Results for goodness of fit (chi-square) test:
- Observed values:
- The power of the test depends on the total sample size in the table, as do expected cell frequencies. Observed values of 0 may be either sampling zeroes or structural zeroes. If they are structural zeroes, the chi-square test is not appropriate.
- Expected values:
- The chi-square test involves using the chi-square distribution to approximate the underlying exact distribution. The approximation becomes better as the expected cell frequencies grow larger, and may be inappropriate for tables with very small expected cell frequencies. For tables with expected cell frequencies less than 5, the chi-square approximation may not be reliable. A standard (and conservative) rule of thumb is to avoid using the chi-square test for tables with expected cell frequencies less than 1, or when more than 20% of the table cells have expected cell frequencies less than 5. Another rule of thumb (due to Roscoe and Byars) is that the average expected cell frequency should be at least 1 when the expected cell frequencies are close to equal, and 2 when they are not. (If the chosen significance level is 0.01 instead of 0.05, then double these numbers.) Koehler and Larntz suggest that if the total number of observations is at least 10, the number categories is at least 3, and the square of the total number of observations is at least 10 times the number of categories, then the chi-square approximation should be reasonable. The table of expected values will reveal whether any of these conditions is true, and Prophet will also generate an appropriate warning in the test results.
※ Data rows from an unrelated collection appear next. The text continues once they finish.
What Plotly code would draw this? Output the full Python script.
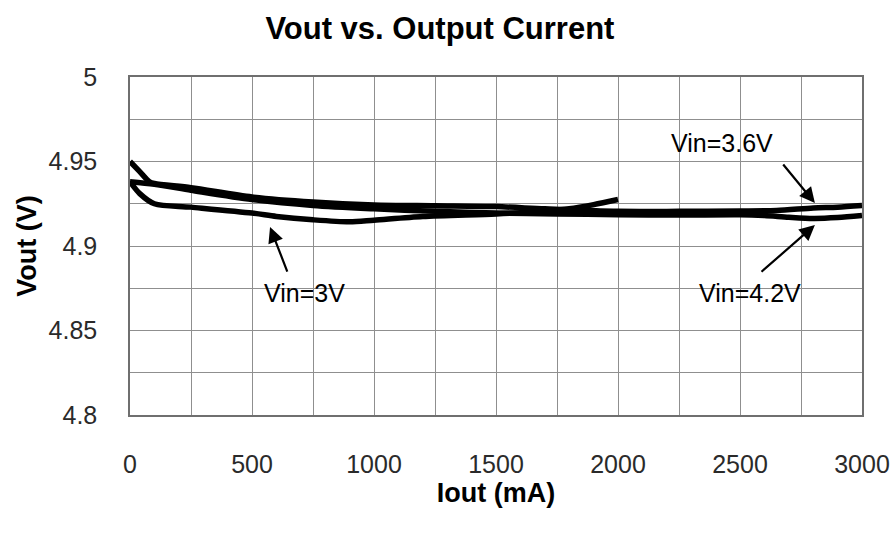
import plotly.graph_objects as go

# Vin = 3V (ends at 2000 mA)
x_3v = [0, 40, 100, 250, 500, 600, 750, 900, 1000, 1200, 1500, 1700, 1800, 1900, 2000]
y_3v = [4.938, 4.931, 4.925, 4.923, 4.9195, 4.9175, 4.9155, 4.9143, 4.9153, 4.9175, 4.919, 4.9205, 4.922, 4.9245, 4.9275]

# Vin = 3.6V
x_36v = [0, 40, 80, 100, 250, 500, 750, 1000, 1250, 1500, 1700, 2000, 2250, 2500, 2650, 2800, 2900, 3000]
y_36v = [4.950, 4.944, 4.938, 4.937, 4.9345, 4.929, 4.926, 4.9243, 4.9238, 4.9233, 4.922, 4.9205, 4.9205, 4.9207, 4.921, 4.9225, 4.923, 4.924]

# Vin = 4.2V
x_42v = [0, 100, 250, 500, 750, 1000, 1250, 1500, 1750, 2000, 2250, 2500, 2600, 2700, 2800, 2900, 3000]
y_42v = [4.938, 4.9365, 4.933, 4.9275, 4.924, 4.922, 4.9205, 4.9195, 4.919, 4.9185, 4.9183, 4.9185, 4.918, 4.917, 4.9163, 4.9168, 4.918]

x_ticks = [0, 500, 1000, 1500, 2000, 2500, 3000]
y_ticks = [4.8, 4.85, 4.9, 4.95, 5.0]
y_tick_text = ["4.8", "4.85", "4.9", "4.95", "5"]

# label text, label position, arrow tail, arrow tip
labels = ["Vin=3.6V", "Vin=4.2V", "Vin=3V"]
label_x = [2426, 2541, 717]
label_y = [4.961, 4.8722, 4.872]
tail_x = [2672, 2582, 647]
tail_y = [4.9491, 4.884, 4.884]
tip_x = [2807, 2807, 574]
tip_y = [4.9254, 4.9124, 4.9112]

FONT = "Liberation Sans, Arial, sans-serif"

fig = go.Figure()
for xs, ys, name in [(x_3v, y_3v, "Vin=3V"), (x_36v, y_36v, "Vin=3.6V"), (x_42v, y_42v, "Vin=4.2V")]:
    fig.add_trace(go.Scatter(x=xs, y=ys, mode="lines", name=name,
                             line=dict(color="black", width=5.5, shape="spline", smoothing=0.8)))

annotations = []
for t, lx, ly in zip(labels, label_x, label_y):
    annotations.append(dict(x=lx, y=ly, xref="x", yref="y", text=t, showarrow=False,
                            font=dict(family=FONT, size=25, color="black")))
for tx, ty, hx, hy in zip(tail_x, tail_y, tip_x, tip_y):
    annotations.append(dict(x=hx, y=hy, xref="x", yref="y", ax=tx, ay=ty, axref="x", ayref="y",
                            text="", showarrow=True, arrowhead=2, arrowsize=1.4,
                            arrowwidth=2.2, arrowcolor="black"))

fig.update_layout(
    width=896, height=536,
    margin=dict(l=130, r=34, t=77, b=121, autoexpand=False),
    paper_bgcolor="white", plot_bgcolor="white",
    showlegend=False,
    title=dict(text="<b>Vout vs. Output Current</b>", x=0.491, xanchor="center", y=0.948, yanchor="middle",
               automargin=False, font=dict(family=FONT, size=31, color="black")),
    annotations=annotations,
)
fig.update_xaxes(
    range=[0, 3000], tickvals=x_ticks, ticks="", ticklabelstandoff=26, automargin=False,
    tickfont=dict(family=FONT, size=25, color="#2a2a2a"),
    showgrid=True, gridcolor="#8f8f8f", gridwidth=1,
    minor=dict(dtick=250, tick0=0, showgrid=True, gridcolor="#8f8f8f", gridwidth=1),
    showline=True, linecolor="#6f6f6f", linewidth=1.5, mirror=True, zeroline=False,
    title=dict(text="<b>Iout (mA)</b>", standoff=6, font=dict(family=FONT, size=27, color="black")),
)
fig.update_yaxes(
    range=[4.8, 5.0], tickvals=y_ticks, ticktext=y_tick_text, ticks="", ticklabelstandoff=26, automargin=False,
    tickfont=dict(family=FONT, size=25, color="#2a2a2a"),
    showgrid=True, gridcolor="#8f8f8f", gridwidth=1,
    minor=dict(dtick=0.025, tick0=4.8, showgrid=True, gridcolor="#8f8f8f", gridwidth=1),
    showline=True, linecolor="#6f6f6f", linewidth=1.5, mirror=True, zeroline=False,
    title=dict(text="<b>Vout (V)</b>", standoff=4, font=dict(family=FONT, size=27, color="black")),
)

fig.write_html("out.html", config={"displayModeBar": False},
               post_script="document.body.style.margin='0';document.body.style.overflow='hidden';")
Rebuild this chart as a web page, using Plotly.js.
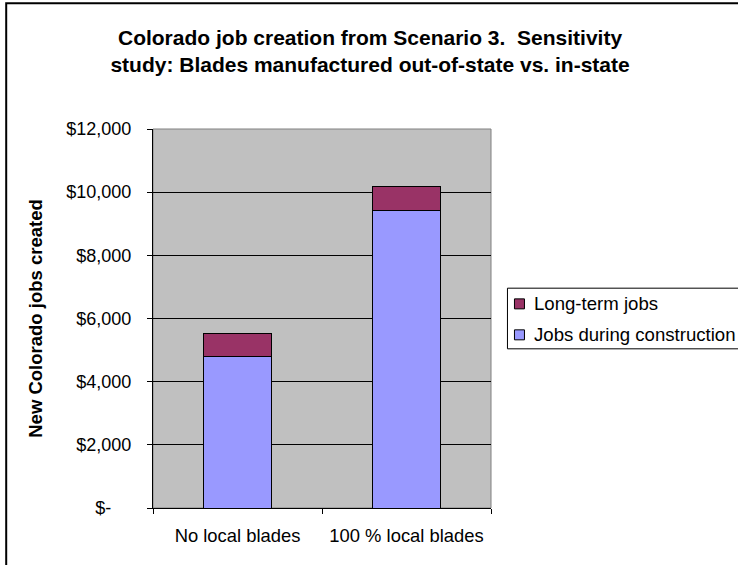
<!DOCTYPE html>
<html>
<head>
<meta charset="utf-8">
<script src="https://cdn.plot.ly/plotly-3.0.1.min.js"></script>
<style>html,body{margin:0;padding:0;background:#fff;}#chart{width:738px;height:565px;}</style>
</head>
<body>
<div id="chart"></div>
<script>
const categories = ["No local blades", "100 % local blades"];
const constructionJobs = [4800, 9420];
const longTermJobs = [740, 750];
const yTickVals = [0, 2000, 4000, 6000, 8000, 10000, 12000];
const yTickText = ["$-\u2007\u2007", "$2,000", "$4,000", "$6,000", "$8,000", "$10,000", "$12,000"];
const seriesNames = ["Jobs during construction", "Long-term jobs"];
const seriesColors = ["#9999FF", "#993366"];
const chartTitle = "Colorado job creation from Scenario 3.  Sensitivity<br>study: Blades manufactured out-of-state vs. in-state";
const yTitle = "New Colorado jobs created";

const FONT = '"Liberation Sans", Arial, Helvetica, sans-serif';

const traces = [
  {
    type: "bar", name: seriesNames[0], x: categories, y: constructionJobs,
    marker: {color: seriesColors[0], line: {color: "#000000", width: 1}},
    hoverinfo: "x+y"
  },
  {
    type: "bar", name: seriesNames[1], x: categories, y: longTermJobs,
    marker: {color: seriesColors[1], line: {color: "#000000", width: 1}},
    hoverinfo: "x+y"
  }
];

// Legend drawn as a box with swatches (top: Long-term, bottom: construction), like the original
const legendBox = {x0: 1.0487, x1: 1.75, y0: 0.42, y1: 0.58};
const legendRows = [
  {name: seriesNames[1], color: seriesColors[1], y: 0.5386},
  {name: seriesNames[0], color: seriesColors[0], y: 0.4569}
];
const swatchHalf = 0.0132;

const shapes = [
  {type: "rect", xref: "paper", yref: "paper", x0: 0, x1: 1, y0: 0, y1: 1,
   line: {color: "#808080", width: 1}, layer: "below"},
  {type: "rect", xref: "paper", yref: "paper", x0: -0.4343, x1: 2.5, y0: -1, y1: 1.332,
   line: {color: "#000000", width: 2}, layer: "below"},
  {type: "rect", xref: "paper", yref: "paper", x0: legendBox.x0, x1: legendBox.x1, y0: legendBox.y0, y1: legendBox.y1,
   line: {color: "#000000", width: 1}, fillcolor: "#FFFFFF", layer: "above"}
];
const annotations = [];
legendRows.forEach(r => {
  shapes.push({type: "rect", xref: "paper", yref: "paper", x0: 1.0694, x1: 1.099,
    y0: r.y - swatchHalf, y1: r.y + swatchHalf,
    line: {color: "#000000", width: 1}, fillcolor: r.color, layer: "above"});
  annotations.push({xref: "paper", yref: "paper", x: 1.1226, y: r.y, xanchor: "left", yanchor: "middle",
    text: r.name, showarrow: false, font: {family: FONT, size: 18.6, color: "#000000"}});
});

const layout = {
  width: 738, height: 565,
  margin: {l: 153, r: 246.5, t: 129, b: 56.7, pad: 0, autoexpand: false},
  paper_bgcolor: "#FFFFFF",
  plot_bgcolor: "#C0C0C0",
  barmode: "stack",
  bargap: 0.595,
  font: {family: FONT, size: 18, color: "#000000"},
  title: {
    text: chartTitle,
    font: {family: FONT, size: 21, color: "#000000", weight: "bold"},
    xref: "container", x: 0.5014, xanchor: "center",
    yref: "container", y: 0.921, yanchor: "middle"
  },
  xaxis: {
    type: "category",
    showgrid: false, zeroline: false,
    showline: true, linecolor: "#000000", linewidth: 1,
    ticks: "outside", ticklen: 5, tickcolor: "#000000", tickson: "boundaries",
    tickangle: 0,
    ticklabelstandoff: 11,
    tickfont: {family: FONT, size: 18.4, color: "#000000"},
    automargin: false,
    fixedrange: true
  },
  yaxis: {
    range: [0, 12000],
    tickvals: yTickVals, ticktext: yTickText,
    showgrid: true, gridcolor: "#000000", gridwidth: 1,
    zeroline: false,
    showline: true, linecolor: "#000000", linewidth: 1,
    ticks: "outside", ticklen: 5, tickcolor: "#000000",
    ticklabelstandoff: 12,
    tickfont: {family: FONT, size: 18, color: "#000000"},
    title: {text: yTitle, font: {family: FONT, size: 18.5, color: "#000000", weight: "bold"}, standoff: 18},
    automargin: false,
    fixedrange: true
  },
  showlegend: false,
  shapes: shapes,
  annotations: annotations
};

Plotly.newPlot("chart", traces, layout, {displayModeBar: false, staticPlot: true});
</script>
</body>
</html>
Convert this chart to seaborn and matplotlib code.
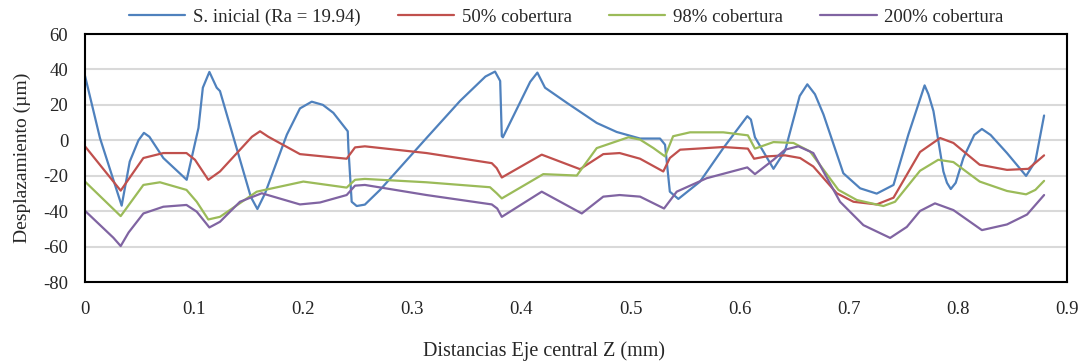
import pandas as pd
import seaborn as sns
import matplotlib.pyplot as plt

# valores (x en mm, y en µm)
x_inicial = [0.0, 0.0137, 0.0336, 0.041, 0.049, 0.054, 0.059, 0.0718, 0.0932, 0.104,
             0.108, 0.114, 0.1207, 0.1237, 0.152, 0.158, 0.165, 0.185, 0.197, 0.2078,
             0.218, 0.2276, 0.2408, 0.2414, 0.2444, 0.249, 0.2565, 0.2704, 0.313, 0.3437,
             0.367, 0.3758, 0.3805, 0.382, 0.383, 0.408, 0.4146, 0.4216, 0.4415, 0.469,
             0.4873, 0.5087, 0.527, 0.5316, 0.536, 0.5438, 0.5637, 0.585, 0.607, 0.6103,
             0.614, 0.631, 0.6416, 0.655, 0.662, 0.669, 0.6768, 0.695, 0.7104, 0.7256,
             0.741, 0.7546, 0.7695, 0.773, 0.7776, 0.7867, 0.790, 0.7935, 0.798, 0.805,
             0.815, 0.822, 0.830, 0.845, 0.8625, 0.871, 0.879]
y_inicial = [36.4, 1.3, -36.9, -12.0, 0.0, 4.2, 2.0, -10.0, -22.3, 7.0,
             29.7, 38.6, 29.7, 27.8, -32.0, -38.8, -30.0, 3.2, 18.0, 21.8,
             20.0, 15.5, 5.1, -4.4, -34.7, -37.1, -36.3, -28.0, 1.3, 22.2,
             36.0, 38.8, 33.5, 2.3, 1.7, 33.0, 38.2, 29.7, 21.2, 9.8,
             4.7, 1.0, 1.0, -2.5, -29.0, -33.1, -23.3, -4.4, 13.6, 11.7,
             1.7, -16.1, -5.9, 25.0, 31.6, 26.0, 14.6, -18.6, -27.1, -30.1,
             -25.2, 3.2, 31.0, 26.0, 16.5, -17.6, -24.0, -27.5, -24.0, -10.0,
             3.0, 6.4, 3.0, -7.2, -20.1, -11.9, 14.0]

x_50 = [0.0, 0.0327, 0.0535, 0.0718, 0.093, 0.1008, 0.113, 0.1237, 0.153, 0.1604,
        0.168, 0.197, 0.2398, 0.2475, 0.2565, 0.313, 0.3728, 0.3773, 0.382, 0.4186,
        0.4537, 0.475, 0.490, 0.5087, 0.530, 0.536, 0.5454, 0.585, 0.6075, 0.6132,
        0.6245, 0.6416, 0.6554, 0.6675, 0.689, 0.7043, 0.7256, 0.741, 0.7653, 0.7837,
        0.7959, 0.820, 0.845, 0.8646, 0.879]
y_50 = [-3.4, -28.4, -10.0, -7.2, -7.2, -11.0, -22.3, -17.6, 2.0, 5.1,
        2.0, -7.8, -10.4, -4.0, -3.4, -7.2, -12.9, -15.7, -21.0, -8.1,
        -16.3, -7.8, -7.2, -10.4, -17.6, -10.0, -5.3, -3.8, -4.7, -10.4,
        -9.1, -8.5, -10.0, -14.8, -29.9, -34.7, -36.2, -32.4, -6.6, 1.3,
        -1.5, -13.8, -16.7, -16.1, -8.5]

x_98 = [0.0, 0.0327, 0.0535, 0.0687, 0.093, 0.1024, 0.113, 0.1237, 0.1574, 0.2001,
        0.2398, 0.2475, 0.2565, 0.313, 0.3712, 0.3773, 0.382, 0.420, 0.4507, 0.469,
        0.498, 0.5087, 0.521, 0.5316, 0.539, 0.5545, 0.585, 0.6075, 0.614, 0.631,
        0.6493, 0.6645, 0.6905, 0.7073, 0.7317, 0.7424, 0.7653, 0.782, 0.7959, 0.820,
        0.845, 0.8625, 0.871, 0.879]
y_98 = [-23.3, -42.8, -25.2, -23.7, -28.0, -34.7, -44.7, -43.2, -29.0, -23.3,
        -26.7, -22.3, -21.8, -23.7, -26.5, -29.9, -32.8, -19.1, -19.9, -4.4,
        1.7, 0.4, -4.4, -9.1, 2.3, 4.5, 4.5, 2.8, -4.7, -1.0,
        -1.5, -6.3, -28.0, -33.7, -37.1, -34.7, -17.2, -11.0, -12.3, -23.3,
        -28.6, -30.5, -28.0, -22.9]

x_200 = [0.0, 0.026, 0.0327, 0.040, 0.0535, 0.0718, 0.093, 0.1024, 0.114, 0.1237,
         0.142, 0.162, 0.197, 0.2154, 0.2398, 0.2475, 0.2565, 0.313, 0.3728, 0.3778,
         0.382, 0.4186, 0.4553, 0.475, 0.490, 0.5087, 0.5307, 0.5423, 0.5698, 0.607,
         0.614, 0.631, 0.6416, 0.6538, 0.6675, 0.692, 0.7134, 0.7379, 0.7532, 0.7653,
         0.779, 0.7959, 0.822, 0.845, 0.8634, 0.879]
y_200 = [-39.8, -55.0, -59.7, -52.0, -41.3, -37.5, -36.5, -40.3, -49.2, -46.0,
         -34.7, -29.9, -36.2, -35.1, -30.9, -25.6, -25.2, -30.9, -36.2, -38.5,
         -43.2, -29.0, -41.3, -31.8, -30.9, -31.8, -38.5, -29.0, -21.4, -15.3,
         -19.1, -11.0, -5.3, -3.4, -7.2, -34.7, -47.9, -55.1, -48.9, -39.9,
         -35.6, -39.4, -50.7, -47.5, -41.9, -30.9]

series = ['S. inicial (Ra = 19.94)', '50% cobertura', '98% cobertura', '200% cobertura']
colores = ['#4F81BD', '#C0504D', '#9BBB59', '#8064A2']

df = pd.concat([
    pd.DataFrame({'x': x_inicial, 'y': y_inicial, 'serie': series[0]}),
    pd.DataFrame({'x': x_50, 'y': y_50, 'serie': series[1]}),
    pd.DataFrame({'x': x_98, 'y': y_98, 'serie': series[2]}),
    pd.DataFrame({'x': x_200, 'y': y_200, 'serie': series[3]}),
])

sns.set_theme(style='white')
plt.rcParams['font.family'] = ['Liberation Serif', 'DejaVu Serif']
plt.rcParams['axes.unicode_minus'] = False

fig = plt.figure(figsize=(10.87, 3.63), dpi=100)
ax = fig.add_axes([0.0782, 0.2231, 0.9034, 0.6832])
sns.lineplot(data=df, x='x', y='y', hue='serie', palette=colores, sort=False,
             estimator=None, linewidth=1.6, ax=ax)

ax.set_xlim(0, 0.9)
ax.set_ylim(-80, 60)
ax.set_xticks([0, 0.1, 0.2, 0.3, 0.4, 0.5, 0.6, 0.7, 0.8, 0.9])
ax.set_xticklabels(['0', '0.1', '0.2', '0.3', '0.4', '0.5', '0.6', '0.7', '0.8', '0.9'])
ax.set_yticks(range(-80, 61, 20))
ax.yaxis.grid(True, color='#d9d9d9', linewidth=1.5)
ax.set_axisbelow(True)
for s in ax.spines.values():
    s.set_color('black')
    s.set_linewidth(1.5)
ax.tick_params(axis='x', length=0, pad=14, labelsize=13.5)
ax.tick_params(axis='y', length=0, pad=12, labelsize=13.5)
ax.set_xlabel('Distancias Eje central Z (mm)', fontsize=14.5)
ax.xaxis.set_label_coords(0.467, -0.24)
ax.set_ylabel('Desplazamiento (µm)', fontsize=14)
ax.yaxis.set_label_coords(-0.055, 0.5)

ax.legend(loc='lower center', bbox_to_anchor=(0.49, 1.0), ncol=4, frameon=False,
          fontsize=13.5, handlelength=3.0, handletextpad=0.4, columnspacing=2.0,
          borderaxespad=0.05)

fig.savefig('out.png', dpi=100)
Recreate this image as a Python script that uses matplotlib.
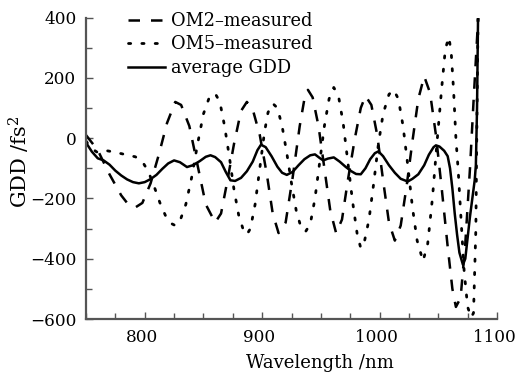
import matplotlib
matplotlib.use("Agg")
import matplotlib.pyplot as plt
from matplotlib.ticker import MultipleLocator
from matplotlib.transforms import ScaledTranslation

# ---- data ----
om2_wl = [750, 760, 770, 780, 786, 792, 798, 805, 812, 819, 826, 831, 838, 845, 852, 860,
          865, 870, 876, 882, 887, 892, 898, 904, 909, 914, 920, 926, 932, 936, 939, 943,
          948, 953, 958, 963, 968, 973, 979, 984, 988, 993, 998, 1003, 1008, 1013, 1018,
          1023, 1028, 1033, 1038, 1043, 1048, 1053, 1058, 1062, 1065, 1069, 1073, 1077,
          1080, 1084, 1087]
om2_gdd = [10, -40, -120, -190, -220, -230, -215, -150, -55, 50, 120, 110, 40, -90, -220, -280,
           -250, -150, -20, 90, 120, 95, 10, -120, -250, -315, -280, -130, 40, 130, 160, 135,
           40, -100, -240, -315, -270, -140, 0, 100, 140, 110, 10, -140, -280, -340, -290,
           -160, -10, 130, 205, 150, 10, -170, -360, -500, -560, -530, -350, -100,
           120, 400, 650]

om5_wl = [750, 755, 760, 768, 776, 784, 792, 798, 803, 808, 813, 818, 822, 826, 830, 835,
          840, 845, 850, 855, 860, 864, 868, 872, 876, 880, 884, 887, 890, 894, 898, 902,
          905, 909, 913, 917, 921, 925, 929, 933, 937, 941, 945, 949, 953, 957, 961, 965,
          969, 973, 977, 981, 984, 987, 991, 995, 999, 1003, 1008, 1012, 1016, 1020, 1024,
          1028, 1032, 1037, 1041, 1045, 1049, 1053, 1056, 1059, 1061, 1063, 1065, 1067,
          1070, 1072, 1075, 1078, 1080, 1082, 1083, 1084]
om5_gdd = [-10, -35, -48, -42, -48, -55, -62, -78, -110, -160, -215, -260, -282, -290, -275, -220,
           -130, -20, 80, 135, 148, 120, 40, -60, -170, -255, -305, -320, -300, -220, -100, 20,
           85, 115, 100, 40, -50, -150, -240, -295, -310, -285, -200, -80, 40, 130, 168, 140,
           50, -80, -210, -320, -365, -345, -270, -150, -20, 80, 145, 160, 130, 40, -90,
           -230, -340, -408, -350, -200, -10, 170, 295, 335, 285, 160, 0, -110,
           -310, -440, -560, -595, -580, -300, 100, 450]

avg_wl = [750, 755, 760, 765, 770, 775, 780, 785, 790, 795, 800, 805, 810, 815, 820, 825,
          830, 836, 841, 847, 852, 856, 860, 865, 869, 873, 877, 882, 887, 892, 896, 899,
          903, 908, 913, 917, 921, 926, 931, 936, 941, 945, 949, 952, 956, 961, 966, 971,
          976, 980, 984, 988, 992, 996, 999, 1003, 1008, 1013, 1018, 1024, 1028, 1033, 1038,
          1042, 1046, 1048, 1051, 1055, 1058, 1060, 1062, 1064, 1066, 1068, 1071, 1073, 1075,
          1077, 1079, 1081, 1082, 1083, 1084]
avg_gdd = [-15, -45, -67, -74, -88, -108, -124, -137, -146, -150, -146, -136, -122, -102, -84, -74,
           -80, -96, -90, -76, -62, -57, -63, -80, -112, -140, -142, -132, -110, -78, -40, -22,
           -30, -60, -95, -115, -122, -112, -90, -70, -57, -54, -66, -74, -68, -64, -78, -95,
           -110, -119, -120, -100, -70, -50, -44, -60, -90, -115, -135, -144, -135, -120, -90,
           -55, -30, -24, -28, -42, -60, -100, -167, -250, -320, -380, -420, -400, -330,
           -260, -200, -140, -90, 100, 450]

labels = ["OM2\u2013measured", "OM5\u2013measured", "average GDD"]
x_ticks = [800, 900, 1000, 1100]
y_ticks = [-600, -400, -200, 0, 200, 400]

plt.rcParams['font.family'] = ['DejaVu Serif']
plt.rcParams['mathtext.fontset'] = 'dejavuserif'

fig = plt.figure(figsize=(5.17, 3.73), dpi=100)
ax = fig.add_axes([86/517, 1 - 319/373, 411/517, (319 - 17.5)/373])

ax.plot(om2_wl, om2_gdd, color='black', lw=1.8, dashes=(4.6, 4.4), label=labels[0])
ax.plot(om5_wl, om5_gdd, color='black', lw=2.0, dashes=(0.8, 4.0),
        dash_capstyle='round', label=labels[1])
ax.plot(avg_wl, avg_gdd, color='black', lw=1.8, label=labels[2])

ax.set_xlim(750, 1100)
ax.set_ylim(-600, 400)
ax.set_xticks(x_ticks)
ax.set_yticks(y_ticks)
ax.xaxis.set_minor_locator(MultipleLocator(25))
ax.yaxis.set_minor_locator(MultipleLocator(100))
ax.set_yticklabels([str(v).replace('-', '\u2212') for v in y_ticks])

for s in ['top', 'right']:
    ax.spines[s].set_visible(False)
for s in ['left', 'bottom']:
    ax.spines[s].set_color('#555555')
    ax.spines[s].set_linewidth(1.6)

ax.tick_params(which='both', direction='in', color='#555555', width=1.0,
               labelsize=12.2, pad=7)
ax.tick_params(which='major', length=5)
ax.tick_params(which='minor', length=4)

shift = ScaledTranslation(-3/100, 0, fig.dpi_scale_trans)
for lab in ax.get_xticklabels():
    lab.set_transform(lab.get_transform() + shift)

ax.set_xlabel("Wavelength /nm", fontsize=13)
ax.xaxis.set_label_coords(0.569, -0.115)
ax.set_ylabel("GDD /fs$^2$", fontsize=15, va='center')
ax.yaxis.set_label_coords(-0.162, 0.52)

leg = ax.legend(loc='upper left', bbox_to_anchor=(0.102, 1.018), frameon=False,
                fontsize=12.8, handlelength=2.1, handletextpad=0.35,
                labelspacing=0.3, borderpad=0, borderaxespad=0)

fig.savefig("out.png", dpi=100)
- Contributions to chi-square:
- The table of contributions to chi-square gives the value for each cell of the square of the difference between the observed and expected values for the cell, divided by the expected value for the cell. The standardized residuals are the signed square roots of these values. Positive residuals indicate that the observed cell frequency is greater than the expected cell frequency, and negative residuals indicate that the observed cell frequency is less than the expected cell frequency. If there are standardized residuals greater than 2 or less than -2, those cells are not being fitted very well by the hypothesized distribution. A large residual may also mean that a particular cell is an outlier. When the categories have a natural order, then a pattern to residuals (e.g., large negative ones at one end of the table, with large positive ones at the other end of the table) may indicate the possibility of an implicit factor.